-------- DATASET ROWS --------

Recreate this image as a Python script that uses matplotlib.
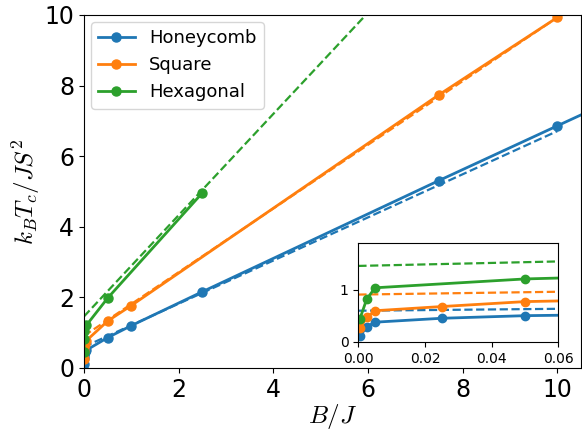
import matplotlib
matplotlib.use('Agg')
import matplotlib.pyplot as plt
import numpy as np

plt.rcParams['mathtext.fontset'] = 'cm'

# values
labels = ['Honeycomb', 'Square', 'Hexagonal']
colors = ['#1f77b4', '#ff7f0e', '#2ca02c']

B_honey = [0.0005, 0.0025, 0.005, 0.025, 0.05, 0.5, 1, 2.5, 7.5, 10, 15]
T_honey = [0.11, 0.29, 0.38, 0.455, 0.505, 0.86, 1.2, 2.16, 5.31, 6.86, 9.95]
B_square = [0.0005, 0.0025, 0.005, 0.025, 0.05, 0.5, 1, 7.5, 10, 15]
T_square = [0.26, 0.47, 0.60, 0.68, 0.775, 1.33, 1.77, 7.74, 9.93, 14.3]
B_hex = [0.0005, 0.0025, 0.005, 0.05, 0.5, 2.5]
T_hex = [0.45, 0.82, 1.04, 1.21, 1.98, 4.96]

# dashed (asymptotic) lines
Bd_honey = [0, 10]
Td_honey = [0.60, 6.71]
Bd_square = [0, 10]
Td_square = [0.91, 9.93]
Bd_hex = [0, 7]
Td_hex = [1.46, 11.5]

solid = [(B_honey, T_honey), (B_square, T_square), (B_hex, T_hex)]
dashed = [(Bd_honey, Td_honey), (Bd_square, Td_square), (Bd_hex, Td_hex)]

fig = plt.figure(figsize=(5.82, 4.30), dpi=100)
ax = fig.add_axes([0.1443, 0.1442, 0.854, 0.821])

for (x, y), (xd, yd), c, lab in zip(solid, dashed, colors, labels):
    ax.plot(x, y, 'o-', color=c, lw=2, ms=6.5, label=lab)
    ax.plot(xd, yd, '--', color=c, lw=1.6)

ax.set_xlim(0, 10.5)
ax.set_ylim(0, 10)
ax.set_xticks([0, 2, 4, 6, 8, 10])
ax.set_yticks([0, 2, 4, 6, 8, 10])
ax.tick_params(labelsize=17)
ax.set_xlabel(r'$B/J$', fontsize=18, labelpad=0)
ax.set_ylabel(r'$k_BT_c/JS^2$', fontsize=18, labelpad=2)
ax.legend(loc='upper left', fontsize=13, borderaxespad=0.4)

# inset
axins = fig.add_axes([0.6157, 0.2047, 0.3436, 0.2302])
for (x, y), (xd, yd), c in zip(solid, dashed, colors):
    axins.plot(x, y, 'o-', color=c, lw=2, ms=6)
    axins.plot(xd, yd, '--', color=c, lw=1.6)
axins.set_xlim(0, 0.06)
axins.set_ylim(0, 1.9)
axins.set_xticks([0, 0.02, 0.04, 0.06])
axins.set_yticks([0, 1])
axins.tick_params(labelsize=10)

fig.savefig('out.png', dpi=100)
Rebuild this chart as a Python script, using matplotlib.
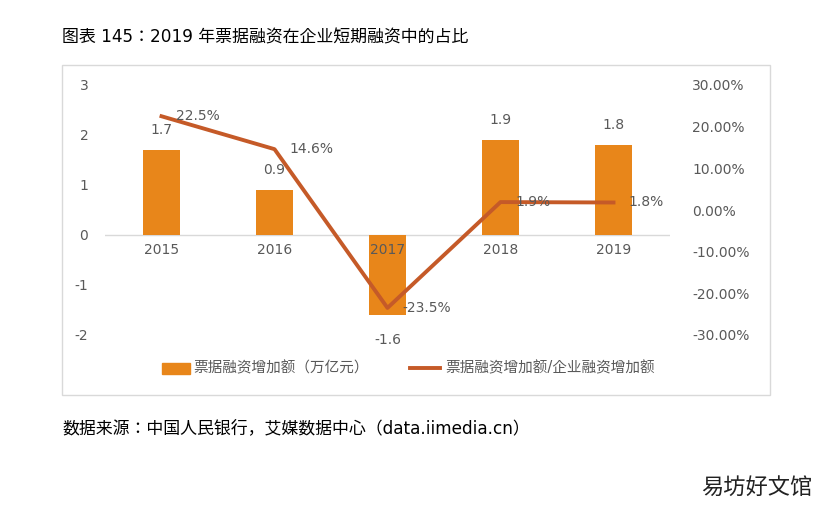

--------

Omit every picture, and please return the entries exactly from the first line through the line with "T_hex = [0.45, 0.82, 1.04, 1.21, 1.98, 4.96]", both included.

Recreate this image as a Python script that uses matplotlib.
import matplotlib
matplotlib.use('Agg')
import matplotlib.pyplot as plt
import numpy as np

plt.rcParams['mathtext.fontset'] = 'cm'

# values
labels = ['Honeycomb', 'Square', 'Hexagonal']
colors = ['#1f77b4', '#ff7f0e', '#2ca02c']

B_honey = [0.0005, 0.0025, 0.005, 0.025, 0.05, 0.5, 1, 2.5, 7.5, 10, 15]
T_honey = [0.11, 0.29, 0.38, 0.455, 0.505, 0.86, 1.2, 2.16, 5.31, 6.86, 9.95]
B_square = [0.0005, 0.0025, 0.005, 0.025, 0.05, 0.5, 1, 7.5, 10, 15]
T_square = [0.26, 0.47, 0.60, 0.68, 0.775, 1.33, 1.77, 7.74, 9.93, 14.3]
B_hex = [0.0005, 0.0025, 0.005, 0.05, 0.5, 2.5]
T_hex = [0.45, 0.82, 1.04, 1.21, 1.98, 4.96]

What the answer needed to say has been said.